Chef Rodney Wages has brought a welcome sense of culinary sunshine all the way from San Francisco to his Avery restaurant in Edinburgh’s Stockbridge
Bundled up in my winter coat on a summer’s evening, it’s hard to imagine choosing to leave balmy California for Edinburgh. Still, Edinburgh has its charms and, if you squint, the Forth Road Bridge could be the Golden Gate Bridge? It’s this change of scene Chef Rodney Wages and family, and his Michelin-starred restaurant Avery, have made, relocating from San Francisco to sunny Stockbridge. After an extended family visit in 2022, Wages and his wife fell for our fair city, and the rest is history.
You don’t book a table at Avery, you book an experience. It’s a set price and ranges from 10 to 14 courses. There’s no menu at the start but a hand-written one at the end, with broad descriptors like ‘caviar’ and ‘farm egg’ – it’s more of a souvenir than a road map. Inside the restaurant is dark and convivial, with sunny Californian art, and beautiful glassware and crockery.
To begin, slivers of raw razor clam with grilled anchovy gel, a soft kuzu dumpling and a generous scoop of Oscietra caviar. The tender spoots have a delicate salinity in this simple form, the anchovy and caviar adding deep salty contrast. A langoustine is marinated in fermented pineapple and chilli vinaigrette bringing out its sweetness, it’s prettily served with pickled cherry blossom flowers. There are wafts of Californian sunshine in the flavour combinations, like the pineapple in the glaze on a delicious bite of barbecued eel, and Japanese influences in the raw fish and delicate flavour layering.
Wages is also having fun with Scotland’s larder: initially I think my eel is sandwiched in shiso leaves. It’s nettles. A favourite course is ‘Bits and Bobs from the Sea’. The casual naming is a contrast to the elegant morsels of seafood and delicate sea greens swimming in giant hand-blown glass bowls. The joys of salty fingers, sea aster, scurvy grass and rock samphire bring a beautiful briny edge to the sweet onion soubise, and crispy sea beet is tasty enough to be a bar snack. In California the seasons are far less distinct Wages tells us; most produce is available year-round.
In Scotland he’s getting to know micro-seasons, the foragers’ calendar, and availability of wild game: “It’s challenging in a good way.” We return to simplicity with tortellini in brodo, a dish Wages has had on his menus since 2016. Tiny tortellini filled with mushrooms and butter pop in the mouth, in a clear onion and roast garlic broth. A perfect plate of pasta.

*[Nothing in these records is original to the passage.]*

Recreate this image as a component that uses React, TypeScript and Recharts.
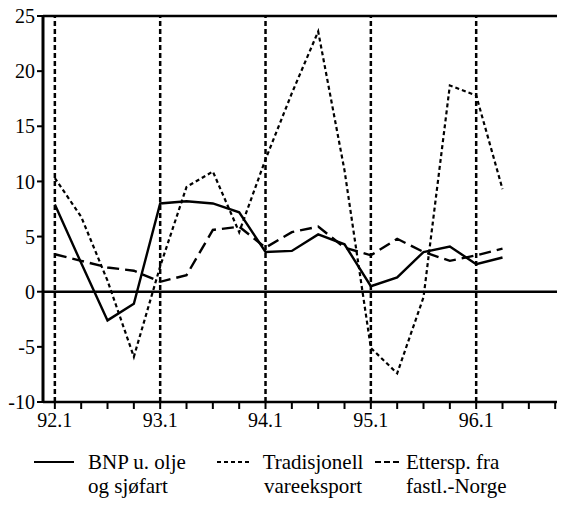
import { CartesianGrid, Legend, Line, LineChart, ReferenceLine, XAxis, YAxis } from "recharts";

// quarters that carry data
const quarters = [
  "92.1", "92.2", "92.3", "92.4",
  "93.1", "93.2", "93.3", "93.4",
  "94.1", "94.2", "94.3", "94.4",
  "95.1", "95.2", "95.3", "95.4",
  "96.1", "96.2",
];

const bnp = [7.9, 2.6, -2.6, -1.1, 8.0, 8.2, 8.0, 7.2, 3.6, 3.7, 5.2, 4.3, 0.5, 1.3, 3.6, 4.1, 2.5, 3.1];
const vareeksport = [10.3, 6.8, 1.0, -5.9, 2.3, 9.5, 10.9, 5.4, 12.0, 18.0, 23.6, 11.0, -5.1, -7.4, -0.5, 18.7, 17.8, 9.3];
const etterspFastland = [3.4, 2.8, 2.2, 1.9, 0.9, 1.5, 5.6, 5.9, 4.0, 5.4, 5.9, 4.0, 3.3, 4.8, 3.6, 2.8, 3.3, 3.9];

// labelled year starts on the x axis
const years = ["92", "93", "94", "95", "96"];
const yTicks = [-10, -5, 0, 5, 10, 15, 20, 25];

const data = quarters.map((q, i) => ({
  idx: i,
  quarter: q,
  bnp: bnp[i],
  vareeksport: vareeksport[i],
  ettersp: etterspFastland[i],
}));

const xTicks = Array.from({ length: 24 }, (_, i) => i);
const yearStarts = years.map((_, i) => i * 4);

const FONT = "Liberation Serif, Tinos, DejaVu Serif, serif";

function formatQuarter(i: number) {
  return i % 4 === 0 && years[i / 4] ? `${years[i / 4]}.1` : "";
}

function ChartLegend() {
  const text: React.CSSProperties = {
    position: "absolute",
    top: 0,
    fontFamily: FONT,
    fontSize: 21,
    lineHeight: "24px",
    color: "#000",
    whiteSpace: "nowrap",
  };
  const sample = (left: number, width: number, dash?: string) => (
    <svg style={{ position: "absolute", left, top: 10 }} width={width} height={4}>
      <line x1={0} y1={2} x2={width} y2={2} stroke="#000" strokeWidth={2} strokeDasharray={dash} />
    </svg>
  );
  return (
    <div style={{ position: "relative", width: 557, height: 50 }}>
      {sample(26, 40)}
      <div style={{ ...text, left: 80 }}>
        BNP u. olje
        <br />
        og sjøfart
      </div>
      {sample(209, 32, "4 3")}
      <div style={{ ...text, left: 252, width: 106, textAlign: "center" }}>
        Tradisjonell
        <br />
        vareeksport
      </div>
      {sample(367, 24, "6 3")}
      <div style={{ ...text, left: 398 }}>
        Ettersp. fra
        <br />
        fastl.-Norge
      </div>
    </div>
  );
}

export default function App() {
  return (
    <div style={{ width: 557, height: 498, overflow: "hidden" }}>
      <LineChart width={700} height={498} data={data} margin={{ top: 8, right: 33, left: 0, bottom: 24 }}>
        <CartesianGrid stroke="none" />
        <XAxis
          type="number"
          dataKey="idx"
          domain={[-0.45, 23.55]}
          ticks={xTicks}
          interval={0}
          tickFormatter={formatQuarter}
          allowDataOverflow
          height={30}
          tickSize={7}
          tickMargin={4}
          axisLine={{ stroke: "#000", strokeWidth: 2.5 }}
          tickLine={{ stroke: "#000", strokeWidth: 2 }}
          tick={{ fill: "#000", fontSize: 20, fontFamily: FONT }}
        />
        <YAxis
          domain={[-10, 25]}
          ticks={yTicks}
          interval={0}
          width={35}
          tickSize={6}
          tickMargin={2}
          axisLine={{ stroke: "#000", strokeWidth: 3 }}
          tickLine={{ stroke: "#000", strokeWidth: 2 }}
          tick={{ fill: "#000", fontSize: 20, fontFamily: FONT }}
        />
        <ReferenceLine y={25} stroke="#000" strokeWidth={2.5} />
        <ReferenceLine y={0} stroke="#000" strokeWidth={2.5} />
        {yearStarts.map((x) => (
          <ReferenceLine key={x} x={x} stroke="#000" strokeWidth={2.5} strokeDasharray="5 3" />
        ))}
        <Line
          type="linear"
          dataKey="bnp"
          name="BNP u. olje og sjøfart"
          stroke="#000"
          strokeWidth={2.4}
          dot={false}
          isAnimationActive={false}
        />
        <Line
          type="linear"
          dataKey="vareeksport"
          name="Tradisjonell vareeksport"
          stroke="#000"
          strokeWidth={2.2}
          strokeDasharray="4 3"
          dot={false}
          isAnimationActive={false}
        />
        <Line
          type="linear"
          dataKey="ettersp"
          name="Ettersp. fra fastl.-Norge"
          stroke="#000"
          strokeWidth={2.4}
          strokeDasharray="12 6"
          dot={false}
          isAnimationActive={false}
        />
        <Legend
          verticalAlign="bottom"
          content={<ChartLegend />}
          wrapperStyle={{ left: 0, top: 442, width: 557, height: 50 }}
        />
      </LineChart>
    </div>
  );
}
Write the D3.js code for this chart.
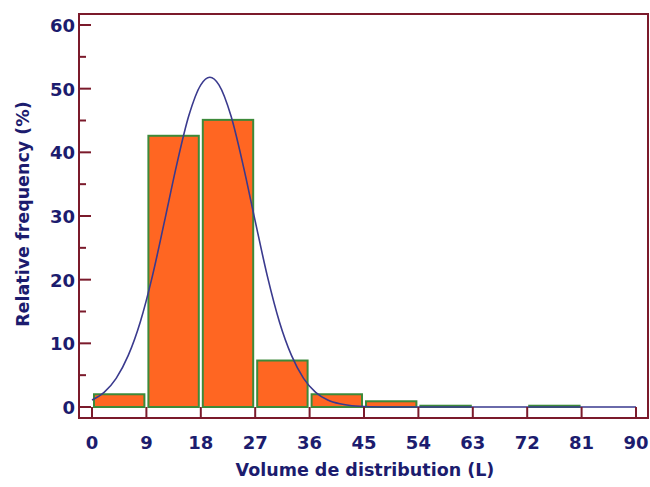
<!DOCTYPE html>
<html>
<head>
<meta charset="utf-8">
<script src="https://cdn.jsdelivr.net/npm/d3@7"></script>
<style>
body { margin: 0; background: #fff; }
text { font-family: "DejaVu Sans", Verdana, sans-serif; font-weight: bold; fill: #1c1c6e; }
</style>
</head>
<body>
<div id="myDiv"></div>
<script>
// bins (L) and relative frequency (%)
var binStarts = [0, 9, 18, 27, 36, 45, 54, 63, 72, 81]
var binWidth = 9
var freqs = [2.0, 42.6, 45.1, 7.3, 2.0, 0.9, 0.2, 0.0, 0.2, 0.0]

// fitted curve
var curveX = [0, 2, 4, 6, 8, 10, 12, 14, 16, 18, 19.5, 21, 23, 25, 27, 29, 31, 33, 35, 37, 39, 41, 43, 46, 50, 60, 70, 80, 90]
var curveY = [1.1, 2.3, 4.5, 8.1, 13.4, 20.6, 29.2, 38.0, 45.7, 50.6, 51.8, 50.6, 45.7, 38.0, 29.2, 20.6, 13.4, 8.1, 4.5, 2.3, 1.1, 0.5, 0.2, 0.05, 0, 0, 0, 0, 0]

var xTicks = [0, 9, 18, 27, 36, 45, 54, 63, 72, 81, 90]
var yTicks = [0, 10, 20, 30, 40, 50, 60]
var yMinor = [5, 15, 25, 35, 45, 55]

var frameColor = "#7b1a2b"

var svg = d3.select("#myDiv").append("svg")
    .attr("width", 650)
    .attr("height", 487);

var x = d3.scaleLinear().domain([0, 90]).range([92, 636]);
var y = d3.scaleLinear().domain([0, 60]).range([407, 25]);

// frame
svg.append("rect")
    .attr("x", 79).attr("y", 14)
    .attr("width", 569).attr("height", 404)
    .attr("fill", "none")
    .attr("stroke", frameColor)
    .attr("stroke-width", 2);

// bars
svg.selectAll("rect.bar")
    .data(freqs)
    .enter()
    .append("rect")
    .attr("class", "bar")
    .attr("x", function(d, i){ return x(binStarts[i]) + 2; })
    .attr("y", function(d){ return y(d); })
    .attr("width", function(d, i){ return x(binStarts[i] + binWidth) - x(binStarts[i]) - 4; })
    .attr("height", function(d){ return y(0) - y(d); })
    .attr("fill", "#ff6622")
    .attr("stroke", "#3d8a3a")
    .attr("stroke-width", 2);

// curve
var line = d3.line()
    .x(function(d){ return x(d[0]); })
    .y(function(d){ return y(d[1]); })
    .curve(d3.curveMonotoneX);

svg.append("path")
    .datum(curveX.map(function(v, i){ return [v, curveY[i]]; }))
    .attr("d", line)
    .attr("fill", "none")
    .attr("stroke", "#3a3a8e")
    .attr("stroke-width", 1.6);

// x axis ticks (pointing up from frame bottom)
svg.selectAll("line.xt")
    .data(xTicks)
    .enter()
    .append("line")
    .attr("x1", function(d){ return x(d); })
    .attr("x2", function(d){ return x(d); })
    .attr("y1", 418)
    .attr("y2", 407)
    .attr("stroke", frameColor)
    .attr("stroke-width", 2);

svg.selectAll("text.xl")
    .data(xTicks)
    .enter()
    .append("text")
    .attr("x", function(d){ return x(d); })
    .attr("y", 449)
    .attr("text-anchor", "middle")
    .attr("font-size", 18)
    .text(function(d){ return d; });

// y axis ticks
svg.selectAll("line.yt")
    .data(yTicks)
    .enter()
    .append("line")
    .attr("x1", 79)
    .attr("x2", 91)
    .attr("y1", function(d){ return y(d); })
    .attr("y2", function(d){ return y(d); })
    .attr("stroke", frameColor)
    .attr("stroke-width", 2);

svg.selectAll("line.ym")
    .data(yMinor)
    .enter()
    .append("line")
    .attr("x1", 79)
    .attr("x2", 86)
    .attr("y1", function(d){ return y(d); })
    .attr("y2", function(d){ return y(d); })
    .attr("stroke", frameColor)
    .attr("stroke-width", 2);

svg.selectAll("text.yl")
    .data(yTicks)
    .enter()
    .append("text")
    .attr("x", 75)
    .attr("y", function(d){ return y(d) + 7; })
    .attr("text-anchor", "end")
    .attr("font-size", 18)
    .text(function(d){ return d; });

// axis titles
svg.append("text")
    .attr("x", 365)
    .attr("y", 476)
    .attr("text-anchor", "middle")
    .attr("font-size", 17.5)
    .text("Volume de distribution (L)");

svg.append("text")
    .attr("transform", "translate(29,214) rotate(-90)")
    .attr("text-anchor", "middle")
    .attr("font-size", 17.5)
    .text("Relative frequency (%)");
</script>
</body>
</html>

The thrills keep coming: turbot with lobster mousse nestled under the skin, and then a seemingly simple stack of sweet potato pancakes with maple syrup, nutritional yeast, toasted nuts and caviar. There’s a term in food science called hedonic escalation, when complex contrasting flavours create delicious and seriously addictive sensations. It’s when salty meets sweet, fatty meets umami. It’s what’s happening in this dish to a new level, the salty caviar, sweet pancakes and syrup, cheesy yeast and crunchy nuts. It shouldn’t work, but it does. From here the last dishes pass in a heady blur: a cheese and pecan tart, a woodruff and tonka bean custard with strawberries, then sweets: a miso tahini cookie, a black sesame financier, a wild currant tart.
“It’s all about creating memories,” says Wages. “It’s about the whole experience, the place, the service, the music, the people, it’s not just about the food.” He’s right. This isn’t hushed, reverential fine dining, though with this skill it could be. Instead it’s a livelier, chattier affair. Loyal diners can become Avery members with tiered membership options that give you access to the larder and the cellar. Judging by the exceptional wines we tasted, that’s quite the perk.
You can pack all your belongings, recipes and ideas, but Michelin stars can’t be moved, so will Avery Edinburgh win its accolade? We’ll have to wait until 2025 to find out, but with food this exceptional, Avery is surely a star turn for Edinburgh.